Our decision in Mullen v. Slupe, supra, in which the judgment as to non-signing partners was stricken, is easily distinguished. There was no averment of the names of the persons in the partnership, there was no allegation of the partner's authority to execute the obligation, and it did not appear of record that the person who executed the instrument was in fact a partner. As already indicated, the affidavits filed in the case at bar supply those allegations to give the notes prima facie validity.

Appellees' reliance on the Uniform Partnership Act is of no avail. That Act has no bearing on the issue of the propriety of striking the judgments, but goes to the question of ultimate liability to be raised in a petition to open. Section 9 of the Act (59 P.S. § 31) reads: "(3) Unless authorized by the other partners, or unless they have abandoned the business, one or more but less than all the partners have no authority to: ... (d) Confess a judgment, ...."

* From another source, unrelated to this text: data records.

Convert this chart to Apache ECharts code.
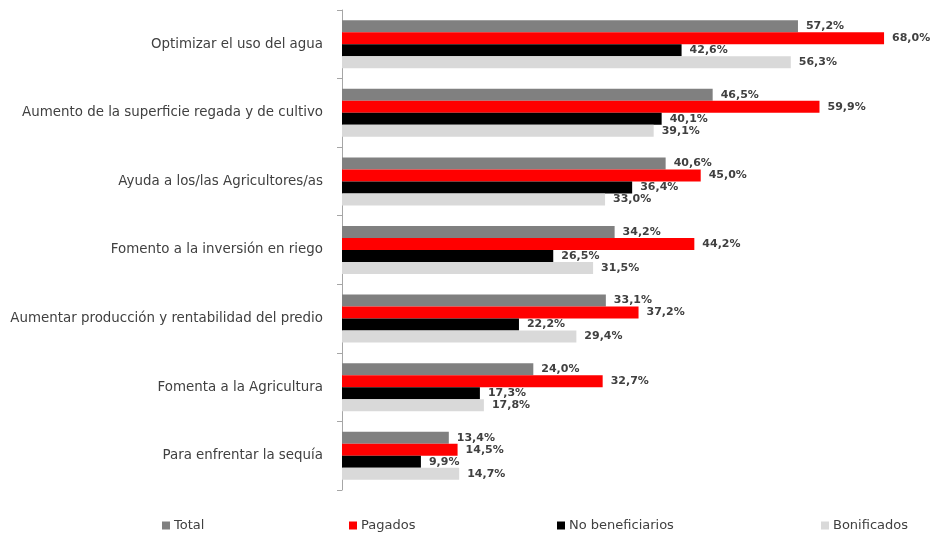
<!DOCTYPE html>
<html><head><meta charset="utf-8">
<script src="https://cdn.jsdelivr.net/npm/echarts@6/dist/echarts.min.js"></script>
<style>html,body{margin:0;padding:0;background:#fff}#c{width:931px;height:533px}</style>
</head><body><div id="c"></div>
<script>
const categories = [
  "Optimizar el uso del agua",
  "Aumento de la superficie regada y de cultivo",
  "Ayuda a los/las Agricultores/as",
  "Fomento a la inversión en riego",
  "Aumentar producción y rentabilidad del predio",
  "Fomenta a la Agricultura",
  "Para enfrentar la sequía"
];
const seriesNames = ["Total", "Pagados", "No beneficiarios", "Bonificados"];
const total = [57.2, 46.5, 40.6, 34.2, 33.1, 24.0, 13.4];
const pagados = [68.0, 59.9, 45.0, 44.2, 37.2, 32.7, 14.5];
const noBeneficiarios = [42.6, 40.1, 36.4, 26.5, 22.2, 17.3, 9.9];
const bonificados = [56.3, 39.1, 33.0, 31.5, 29.4, 17.8, 14.7];
const colors = ["#808080", "#FF0000", "#000000", "#D9D9D9"];
const values = [total, pagados, noBeneficiarios, bonificados];

const chart = echarts.init(document.getElementById('c'), null, {renderer: 'canvas'});
const legendLefts = [157, 344, 552, 816];
const option = {
  animation: false,
  grid: {left: 342, top: 10, width: 558, height: 480},
  xAxis: {type: 'value', min: 0, max: 70, show: false},
  yAxis: {
    type: 'category', data: categories, inverse: true,
    axisLine: {show: true, lineStyle: {color: '#A6A6A6', width: 1}},
    axisTick: {show: true, length: 5, lineStyle: {color: '#A6A6A6'}},
    axisLabel: {color: '#404040', fontFamily: 'DejaVu Sans', fontSize: 13.4, margin: 19}
  },
  legend: legendLefts.map((l, i) => ({
    data: [seriesNames[i]], left: l, top: 514, itemWidth: 8, itemHeight: 8,
    icon: 'rect', itemGap: 4,
    textStyle: {color: '#404040', fontFamily: 'DejaVu Sans', fontSize: 13, padding: [0,0,0,-1]}
  })),
  series: values.map((v, i) => ({
    name: seriesNames[i], type: 'bar', data: v, barWidth: 12, barGap: '0%',
    itemStyle: {color: colors[i]},
    label: {
      show: true, position: 'right', distance: 8,
      color: '#404040', fontFamily: 'DejaVu Sans', fontWeight: 'bold', fontSize: 11,
      formatter: p => p.value.toFixed(1).replace('.', ',') + '%'
    }
  }))
};
chart.setOption(option);
</script></body></html>
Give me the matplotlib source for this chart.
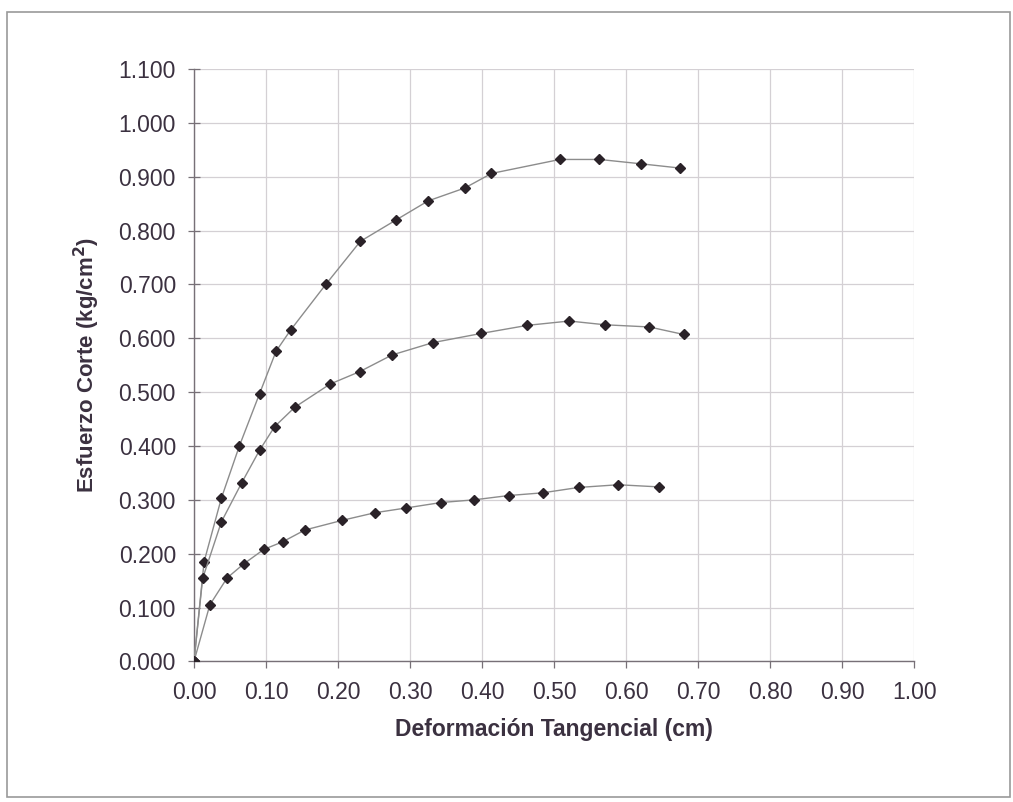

Pursuant to this section, if the appellees other than Joseph Lombardi can establish that these notes were executed without their authority, the judgments may be invalid as to them. But the Act does not change the method of entering judgments by confession or the authority

[ 413 Pa. Page 262]

    of the prothonotary. It simply provides a defense which can only be established of record by petitioning to open the judgments.

Disposition

The orders striking the judgments are reversed; the court below is directed to reinstate the judgments on the record.